CHALLENGE
Quote the lines exactly, starting with the line that contains "Generate a Python" and ending with the line that contains "14, 16, 18]", and leave out all other lines.

DATA ENTRIES
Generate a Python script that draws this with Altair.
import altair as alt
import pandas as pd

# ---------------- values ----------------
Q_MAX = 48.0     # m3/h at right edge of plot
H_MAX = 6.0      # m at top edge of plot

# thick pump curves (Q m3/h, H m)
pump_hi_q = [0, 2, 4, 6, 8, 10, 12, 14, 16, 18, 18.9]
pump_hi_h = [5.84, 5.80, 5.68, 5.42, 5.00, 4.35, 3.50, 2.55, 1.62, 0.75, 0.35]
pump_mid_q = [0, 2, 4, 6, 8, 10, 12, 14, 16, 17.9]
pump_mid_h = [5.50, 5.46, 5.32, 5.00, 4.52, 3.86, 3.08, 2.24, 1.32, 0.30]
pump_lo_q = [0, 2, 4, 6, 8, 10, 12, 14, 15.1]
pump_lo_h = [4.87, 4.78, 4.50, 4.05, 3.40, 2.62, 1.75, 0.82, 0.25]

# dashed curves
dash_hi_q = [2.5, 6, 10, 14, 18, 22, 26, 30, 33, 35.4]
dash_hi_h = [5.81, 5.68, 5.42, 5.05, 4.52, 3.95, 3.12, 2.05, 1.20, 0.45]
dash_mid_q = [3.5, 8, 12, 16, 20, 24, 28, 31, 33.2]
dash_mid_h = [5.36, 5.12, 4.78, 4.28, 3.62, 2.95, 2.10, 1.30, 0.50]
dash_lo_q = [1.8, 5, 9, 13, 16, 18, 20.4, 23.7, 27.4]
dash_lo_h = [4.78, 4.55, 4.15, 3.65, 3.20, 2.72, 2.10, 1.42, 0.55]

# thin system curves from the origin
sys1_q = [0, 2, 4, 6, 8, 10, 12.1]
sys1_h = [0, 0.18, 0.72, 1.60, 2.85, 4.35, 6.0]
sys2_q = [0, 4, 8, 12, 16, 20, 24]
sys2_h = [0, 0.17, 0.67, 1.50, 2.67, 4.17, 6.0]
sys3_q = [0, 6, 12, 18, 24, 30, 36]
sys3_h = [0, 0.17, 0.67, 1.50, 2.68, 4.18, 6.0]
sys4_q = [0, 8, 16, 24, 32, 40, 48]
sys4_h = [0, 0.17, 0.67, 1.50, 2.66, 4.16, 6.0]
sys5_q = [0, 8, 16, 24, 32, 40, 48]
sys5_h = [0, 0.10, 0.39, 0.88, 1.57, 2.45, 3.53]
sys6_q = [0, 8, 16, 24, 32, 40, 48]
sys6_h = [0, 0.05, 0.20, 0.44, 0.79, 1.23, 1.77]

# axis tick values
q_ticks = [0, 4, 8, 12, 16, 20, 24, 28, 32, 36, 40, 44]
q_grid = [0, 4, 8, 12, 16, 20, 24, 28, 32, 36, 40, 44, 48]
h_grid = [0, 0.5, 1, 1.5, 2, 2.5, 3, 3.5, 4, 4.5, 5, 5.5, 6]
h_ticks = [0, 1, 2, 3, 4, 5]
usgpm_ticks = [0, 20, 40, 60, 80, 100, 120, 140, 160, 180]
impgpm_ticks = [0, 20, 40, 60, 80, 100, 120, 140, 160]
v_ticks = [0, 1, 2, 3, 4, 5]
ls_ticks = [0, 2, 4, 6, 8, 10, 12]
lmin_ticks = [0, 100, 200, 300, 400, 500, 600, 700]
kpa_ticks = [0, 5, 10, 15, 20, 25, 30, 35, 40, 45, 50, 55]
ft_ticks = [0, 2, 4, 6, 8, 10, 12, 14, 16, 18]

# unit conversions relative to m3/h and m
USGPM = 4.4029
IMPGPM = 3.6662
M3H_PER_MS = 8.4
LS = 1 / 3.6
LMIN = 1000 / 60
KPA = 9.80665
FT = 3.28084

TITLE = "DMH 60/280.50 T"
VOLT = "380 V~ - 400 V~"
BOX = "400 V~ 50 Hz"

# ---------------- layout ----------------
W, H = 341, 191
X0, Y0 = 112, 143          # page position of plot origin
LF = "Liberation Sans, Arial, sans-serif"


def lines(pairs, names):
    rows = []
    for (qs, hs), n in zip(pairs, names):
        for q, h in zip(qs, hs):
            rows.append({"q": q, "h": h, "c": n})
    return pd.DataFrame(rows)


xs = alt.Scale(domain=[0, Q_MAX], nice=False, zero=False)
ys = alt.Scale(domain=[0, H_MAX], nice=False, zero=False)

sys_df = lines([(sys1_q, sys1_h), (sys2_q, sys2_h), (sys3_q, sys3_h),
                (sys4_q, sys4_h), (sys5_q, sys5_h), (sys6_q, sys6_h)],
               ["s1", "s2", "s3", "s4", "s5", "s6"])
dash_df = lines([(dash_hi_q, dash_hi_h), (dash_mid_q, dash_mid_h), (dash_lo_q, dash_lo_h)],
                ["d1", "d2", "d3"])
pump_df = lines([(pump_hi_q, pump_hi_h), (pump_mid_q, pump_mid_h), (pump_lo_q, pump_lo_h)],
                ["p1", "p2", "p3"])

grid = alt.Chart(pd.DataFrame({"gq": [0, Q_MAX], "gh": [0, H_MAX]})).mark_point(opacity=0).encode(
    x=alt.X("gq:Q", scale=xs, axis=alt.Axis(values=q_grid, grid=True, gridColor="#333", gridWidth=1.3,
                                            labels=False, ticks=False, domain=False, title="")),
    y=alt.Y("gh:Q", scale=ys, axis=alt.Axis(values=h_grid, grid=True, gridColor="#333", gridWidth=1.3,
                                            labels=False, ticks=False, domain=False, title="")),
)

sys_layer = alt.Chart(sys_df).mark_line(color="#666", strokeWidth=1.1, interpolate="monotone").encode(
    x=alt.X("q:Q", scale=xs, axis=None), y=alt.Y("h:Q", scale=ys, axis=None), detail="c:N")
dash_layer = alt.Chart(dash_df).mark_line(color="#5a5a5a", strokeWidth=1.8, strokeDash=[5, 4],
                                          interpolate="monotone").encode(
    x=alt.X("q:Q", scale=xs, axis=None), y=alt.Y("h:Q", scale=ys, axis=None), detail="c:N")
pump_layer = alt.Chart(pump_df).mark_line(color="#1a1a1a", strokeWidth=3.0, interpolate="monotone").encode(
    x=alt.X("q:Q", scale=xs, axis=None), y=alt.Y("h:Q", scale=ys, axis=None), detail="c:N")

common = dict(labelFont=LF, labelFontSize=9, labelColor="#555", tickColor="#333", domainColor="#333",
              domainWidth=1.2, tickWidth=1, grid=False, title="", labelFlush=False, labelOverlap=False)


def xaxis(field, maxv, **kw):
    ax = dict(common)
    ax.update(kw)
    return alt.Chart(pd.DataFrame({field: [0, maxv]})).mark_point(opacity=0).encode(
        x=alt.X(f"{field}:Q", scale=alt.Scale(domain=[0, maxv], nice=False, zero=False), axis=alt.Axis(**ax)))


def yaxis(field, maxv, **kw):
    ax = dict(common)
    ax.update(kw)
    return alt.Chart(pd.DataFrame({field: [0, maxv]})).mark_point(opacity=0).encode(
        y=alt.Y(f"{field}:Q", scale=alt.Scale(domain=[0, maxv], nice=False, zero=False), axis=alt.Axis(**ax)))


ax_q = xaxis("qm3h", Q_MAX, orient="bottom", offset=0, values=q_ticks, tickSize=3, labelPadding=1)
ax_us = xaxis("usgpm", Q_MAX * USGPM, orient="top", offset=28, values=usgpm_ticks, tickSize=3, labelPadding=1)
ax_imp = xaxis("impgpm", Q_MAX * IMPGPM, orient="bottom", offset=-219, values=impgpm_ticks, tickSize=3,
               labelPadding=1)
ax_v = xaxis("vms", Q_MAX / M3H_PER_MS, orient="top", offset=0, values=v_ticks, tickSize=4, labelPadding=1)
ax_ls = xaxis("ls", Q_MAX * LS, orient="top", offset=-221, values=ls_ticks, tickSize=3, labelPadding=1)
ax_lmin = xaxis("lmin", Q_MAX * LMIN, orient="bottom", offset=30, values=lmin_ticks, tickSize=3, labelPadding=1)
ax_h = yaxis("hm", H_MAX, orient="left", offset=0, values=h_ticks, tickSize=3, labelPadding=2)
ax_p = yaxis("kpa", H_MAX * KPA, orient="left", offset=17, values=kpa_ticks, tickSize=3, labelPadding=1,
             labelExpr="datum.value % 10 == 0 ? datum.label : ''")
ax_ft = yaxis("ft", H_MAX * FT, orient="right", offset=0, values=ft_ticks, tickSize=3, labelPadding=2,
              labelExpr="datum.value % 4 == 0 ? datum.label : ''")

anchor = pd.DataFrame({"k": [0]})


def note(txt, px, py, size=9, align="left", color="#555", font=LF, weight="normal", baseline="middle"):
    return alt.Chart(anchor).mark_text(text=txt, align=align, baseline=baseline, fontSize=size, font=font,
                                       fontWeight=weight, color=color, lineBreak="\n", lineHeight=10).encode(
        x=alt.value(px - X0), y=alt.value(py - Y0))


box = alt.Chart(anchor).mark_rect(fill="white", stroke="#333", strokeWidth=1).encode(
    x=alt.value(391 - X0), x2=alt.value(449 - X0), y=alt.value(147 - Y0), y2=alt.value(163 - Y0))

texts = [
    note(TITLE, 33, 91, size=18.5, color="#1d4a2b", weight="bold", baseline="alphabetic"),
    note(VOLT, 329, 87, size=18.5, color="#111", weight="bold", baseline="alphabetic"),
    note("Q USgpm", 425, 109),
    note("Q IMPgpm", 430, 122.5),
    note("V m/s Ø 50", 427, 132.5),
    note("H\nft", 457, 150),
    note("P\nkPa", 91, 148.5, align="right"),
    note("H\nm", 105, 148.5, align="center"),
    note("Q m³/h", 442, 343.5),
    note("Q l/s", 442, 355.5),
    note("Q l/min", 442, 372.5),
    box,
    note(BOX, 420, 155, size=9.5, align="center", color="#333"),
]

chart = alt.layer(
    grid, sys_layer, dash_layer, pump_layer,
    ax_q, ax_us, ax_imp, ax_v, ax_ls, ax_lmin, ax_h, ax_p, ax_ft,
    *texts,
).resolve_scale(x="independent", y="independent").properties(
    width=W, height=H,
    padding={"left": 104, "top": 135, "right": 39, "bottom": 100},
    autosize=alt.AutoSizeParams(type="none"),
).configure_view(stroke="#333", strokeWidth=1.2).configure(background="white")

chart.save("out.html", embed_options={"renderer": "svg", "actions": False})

* * *

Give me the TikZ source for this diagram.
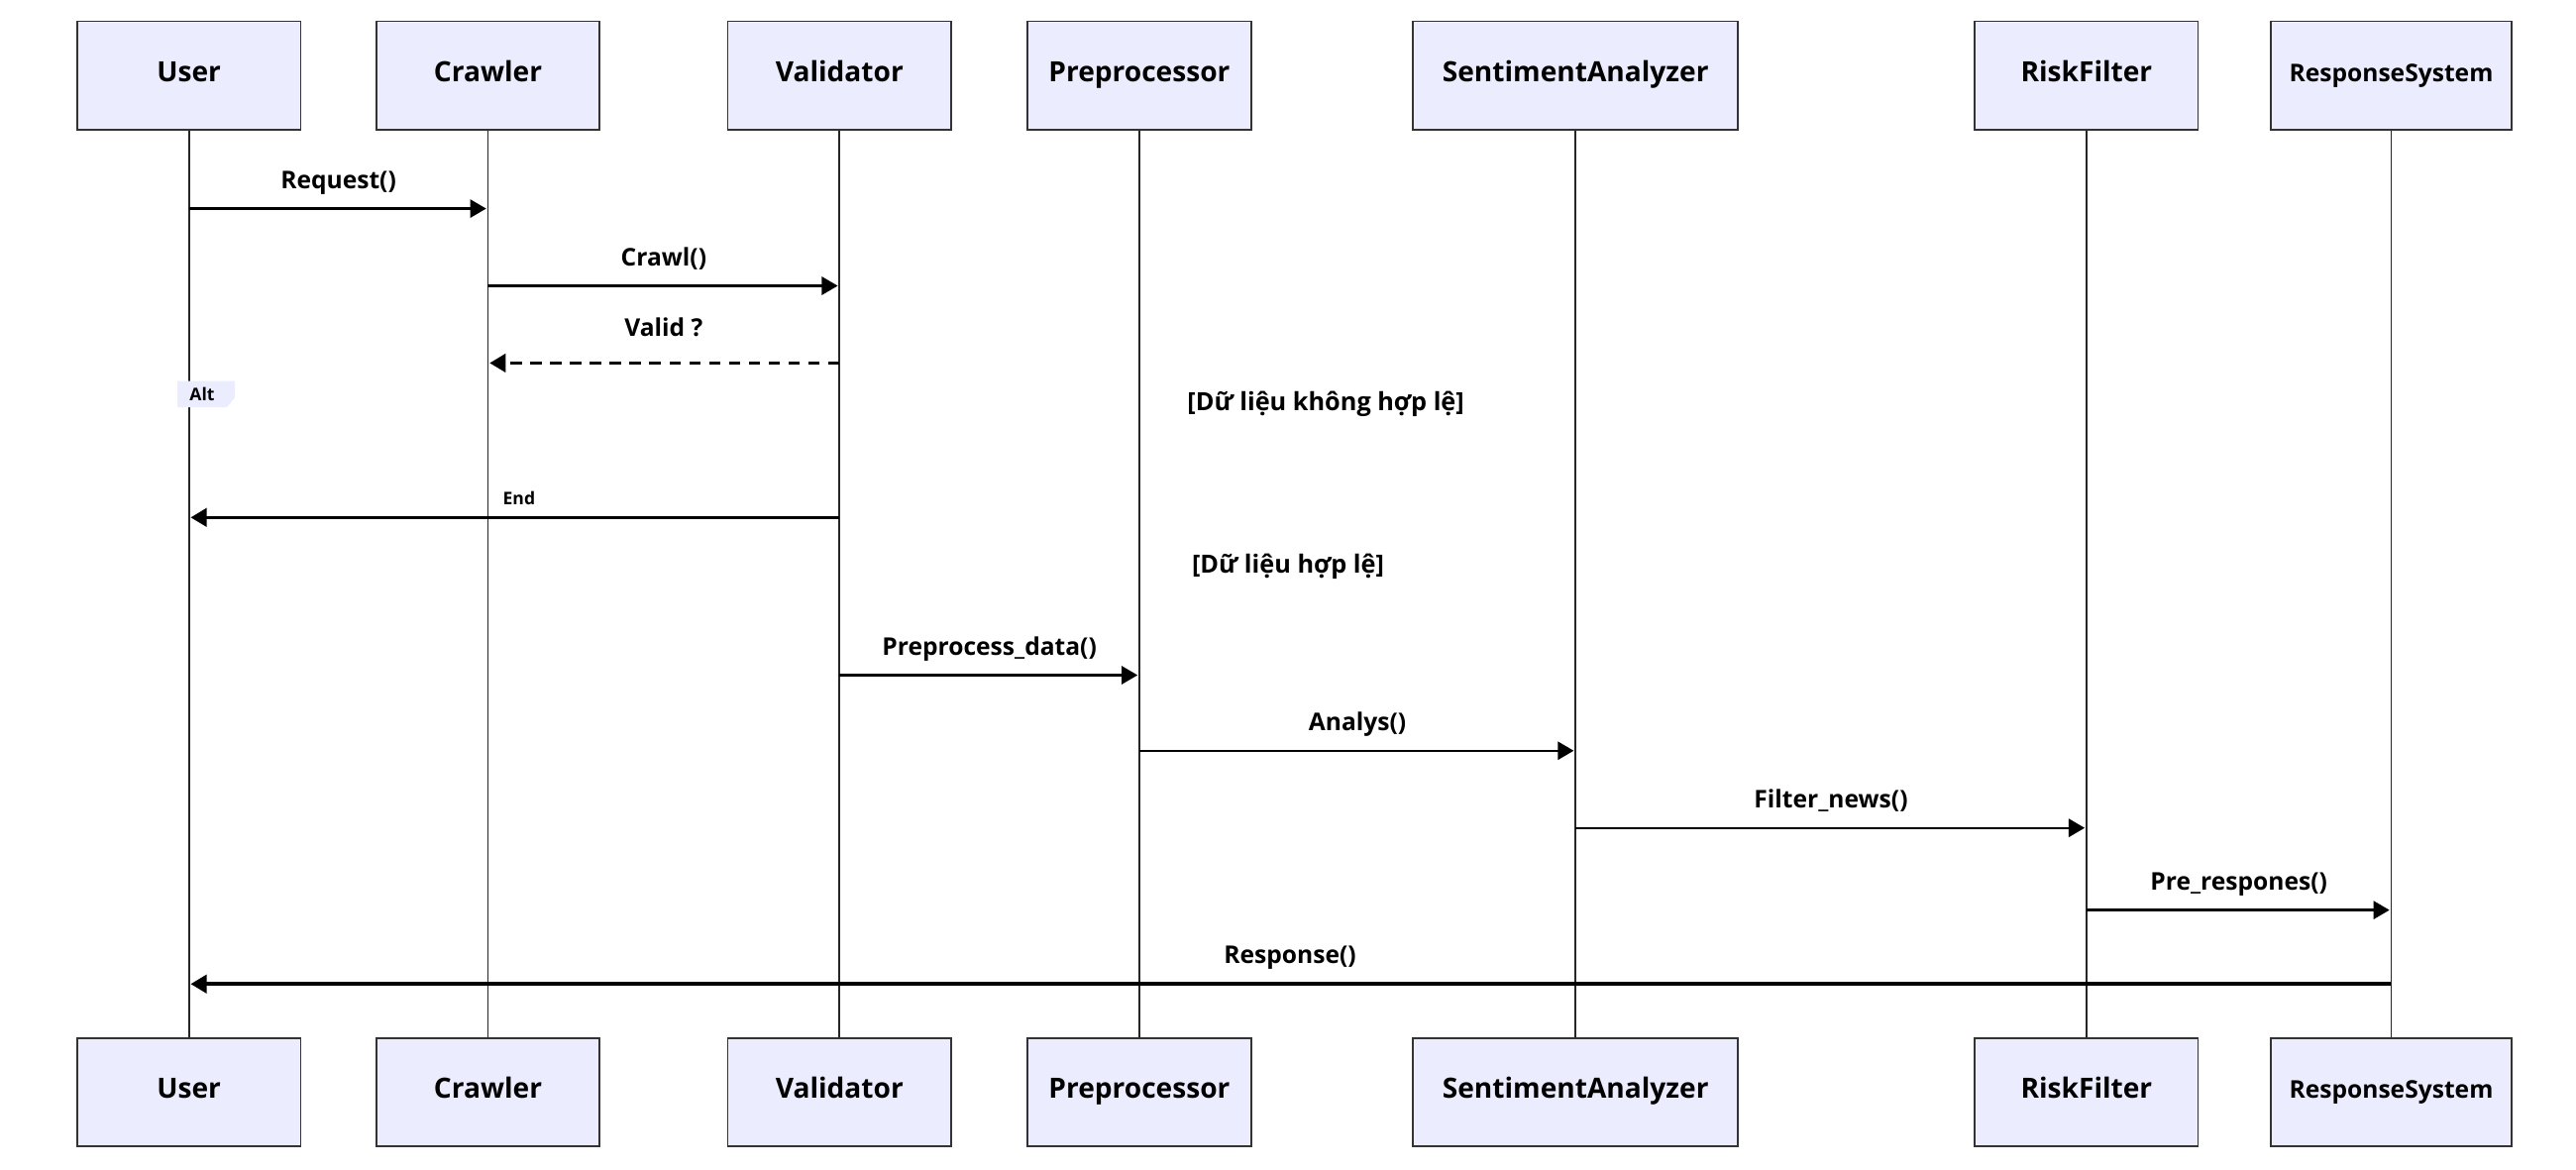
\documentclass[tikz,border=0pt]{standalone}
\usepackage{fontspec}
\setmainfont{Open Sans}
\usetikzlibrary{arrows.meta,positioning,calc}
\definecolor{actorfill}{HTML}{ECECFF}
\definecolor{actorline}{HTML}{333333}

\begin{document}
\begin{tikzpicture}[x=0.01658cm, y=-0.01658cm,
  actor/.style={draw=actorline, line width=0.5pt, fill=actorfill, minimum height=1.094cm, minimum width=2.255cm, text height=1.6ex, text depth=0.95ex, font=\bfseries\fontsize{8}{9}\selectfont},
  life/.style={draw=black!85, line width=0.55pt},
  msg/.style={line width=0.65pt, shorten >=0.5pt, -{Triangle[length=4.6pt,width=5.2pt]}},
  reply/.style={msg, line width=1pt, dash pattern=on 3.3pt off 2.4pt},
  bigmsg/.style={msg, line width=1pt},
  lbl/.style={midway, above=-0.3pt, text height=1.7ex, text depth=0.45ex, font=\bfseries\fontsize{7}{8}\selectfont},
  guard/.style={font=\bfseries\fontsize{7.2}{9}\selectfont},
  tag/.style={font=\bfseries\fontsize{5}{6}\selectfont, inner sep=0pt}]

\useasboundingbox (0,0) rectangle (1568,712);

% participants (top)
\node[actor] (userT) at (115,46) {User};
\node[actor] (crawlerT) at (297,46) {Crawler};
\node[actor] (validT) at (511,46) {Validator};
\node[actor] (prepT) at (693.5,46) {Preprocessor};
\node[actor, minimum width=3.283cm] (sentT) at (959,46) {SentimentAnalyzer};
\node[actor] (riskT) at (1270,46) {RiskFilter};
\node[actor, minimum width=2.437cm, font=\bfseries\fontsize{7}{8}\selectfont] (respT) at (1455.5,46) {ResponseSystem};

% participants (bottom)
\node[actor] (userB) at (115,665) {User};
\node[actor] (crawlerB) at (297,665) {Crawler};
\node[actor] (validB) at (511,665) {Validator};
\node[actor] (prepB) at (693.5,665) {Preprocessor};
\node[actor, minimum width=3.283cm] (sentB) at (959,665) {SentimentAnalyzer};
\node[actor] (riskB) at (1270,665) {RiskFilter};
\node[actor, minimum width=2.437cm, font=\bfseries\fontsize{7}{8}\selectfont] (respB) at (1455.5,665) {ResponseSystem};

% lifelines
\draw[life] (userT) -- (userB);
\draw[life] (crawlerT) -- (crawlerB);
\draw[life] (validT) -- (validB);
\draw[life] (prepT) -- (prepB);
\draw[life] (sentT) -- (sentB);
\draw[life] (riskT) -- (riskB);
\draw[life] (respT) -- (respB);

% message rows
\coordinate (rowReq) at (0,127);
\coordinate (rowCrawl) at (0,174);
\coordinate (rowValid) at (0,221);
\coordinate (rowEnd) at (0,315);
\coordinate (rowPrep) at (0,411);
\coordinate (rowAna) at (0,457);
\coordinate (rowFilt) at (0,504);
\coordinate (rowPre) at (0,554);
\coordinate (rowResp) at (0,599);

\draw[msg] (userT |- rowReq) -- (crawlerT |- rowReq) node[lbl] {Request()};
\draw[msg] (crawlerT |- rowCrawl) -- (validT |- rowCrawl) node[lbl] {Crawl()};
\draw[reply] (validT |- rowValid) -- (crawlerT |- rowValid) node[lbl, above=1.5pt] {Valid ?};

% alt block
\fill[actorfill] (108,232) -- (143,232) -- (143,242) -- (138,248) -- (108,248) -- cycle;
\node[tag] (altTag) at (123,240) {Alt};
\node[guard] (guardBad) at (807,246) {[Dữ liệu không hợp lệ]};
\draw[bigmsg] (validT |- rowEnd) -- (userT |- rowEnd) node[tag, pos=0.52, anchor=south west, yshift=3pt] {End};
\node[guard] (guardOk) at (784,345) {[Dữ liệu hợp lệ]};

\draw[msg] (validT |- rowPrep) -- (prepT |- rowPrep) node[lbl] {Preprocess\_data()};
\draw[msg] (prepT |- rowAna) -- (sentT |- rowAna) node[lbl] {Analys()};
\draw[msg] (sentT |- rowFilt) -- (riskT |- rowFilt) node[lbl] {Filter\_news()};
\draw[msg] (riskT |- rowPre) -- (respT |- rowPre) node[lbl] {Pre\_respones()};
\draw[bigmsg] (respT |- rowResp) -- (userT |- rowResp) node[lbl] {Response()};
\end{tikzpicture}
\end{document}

THE RESULT
Generate a Python script that draws this with Altair.
import altair as alt
import pandas as pd

# ---------------- values ----------------
Q_MAX = 48.0     # m3/h at right edge of plot
H_MAX = 6.0      # m at top edge of plot

# thick pump curves (Q m3/h, H m)
pump_hi_q = [0, 2, 4, 6, 8, 10, 12, 14, 16, 18, 18.9]
pump_hi_h = [5.84, 5.80, 5.68, 5.42, 5.00, 4.35, 3.50, 2.55, 1.62, 0.75, 0.35]
pump_mid_q = [0, 2, 4, 6, 8, 10, 12, 14, 16, 17.9]
pump_mid_h = [5.50, 5.46, 5.32, 5.00, 4.52, 3.86, 3.08, 2.24, 1.32, 0.30]
pump_lo_q = [0, 2, 4, 6, 8, 10, 12, 14, 15.1]
pump_lo_h = [4.87, 4.78, 4.50, 4.05, 3.40, 2.62, 1.75, 0.82, 0.25]

# dashed curves
dash_hi_q = [2.5, 6, 10, 14, 18, 22, 26, 30, 33, 35.4]
dash_hi_h = [5.81, 5.68, 5.42, 5.05, 4.52, 3.95, 3.12, 2.05, 1.20, 0.45]
dash_mid_q = [3.5, 8, 12, 16, 20, 24, 28, 31, 33.2]
dash_mid_h = [5.36, 5.12, 4.78, 4.28, 3.62, 2.95, 2.10, 1.30, 0.50]
dash_lo_q = [1.8, 5, 9, 13, 16, 18, 20.4, 23.7, 27.4]
dash_lo_h = [4.78, 4.55, 4.15, 3.65, 3.20, 2.72, 2.10, 1.42, 0.55]

# thin system curves from the origin
sys1_q = [0, 2, 4, 6, 8, 10, 12.1]
sys1_h = [0, 0.18, 0.72, 1.60, 2.85, 4.35, 6.0]
sys2_q = [0, 4, 8, 12, 16, 20, 24]
sys2_h = [0, 0.17, 0.67, 1.50, 2.67, 4.17, 6.0]
sys3_q = [0, 6, 12, 18, 24, 30, 36]
sys3_h = [0, 0.17, 0.67, 1.50, 2.68, 4.18, 6.0]
sys4_q = [0, 8, 16, 24, 32, 40, 48]
sys4_h = [0, 0.17, 0.67, 1.50, 2.66, 4.16, 6.0]
sys5_q = [0, 8, 16, 24, 32, 40, 48]
sys5_h = [0, 0.10, 0.39, 0.88, 1.57, 2.45, 3.53]
sys6_q = [0, 8, 16, 24, 32, 40, 48]
sys6_h = [0, 0.05, 0.20, 0.44, 0.79, 1.23, 1.77]

# axis tick values
q_ticks = [0, 4, 8, 12, 16, 20, 24, 28, 32, 36, 40, 44]
q_grid = [0, 4, 8, 12, 16, 20, 24, 28, 32, 36, 40, 44, 48]
h_grid = [0, 0.5, 1, 1.5, 2, 2.5, 3, 3.5, 4, 4.5, 5, 5.5, 6]
h_ticks = [0, 1, 2, 3, 4, 5]
usgpm_ticks = [0, 20, 40, 60, 80, 100, 120, 140, 160, 180]
impgpm_ticks = [0, 20, 40, 60, 80, 100, 120, 140, 160]
v_ticks = [0, 1, 2, 3, 4, 5]
ls_ticks = [0, 2, 4, 6, 8, 10, 12]
lmin_ticks = [0, 100, 200, 300, 400, 500, 600, 700]
kpa_ticks = [0, 5, 10, 15, 20, 25, 30, 35, 40, 45, 50, 55]
ft_ticks = [0, 2, 4, 6, 8, 10, 12, 14, 16, 18]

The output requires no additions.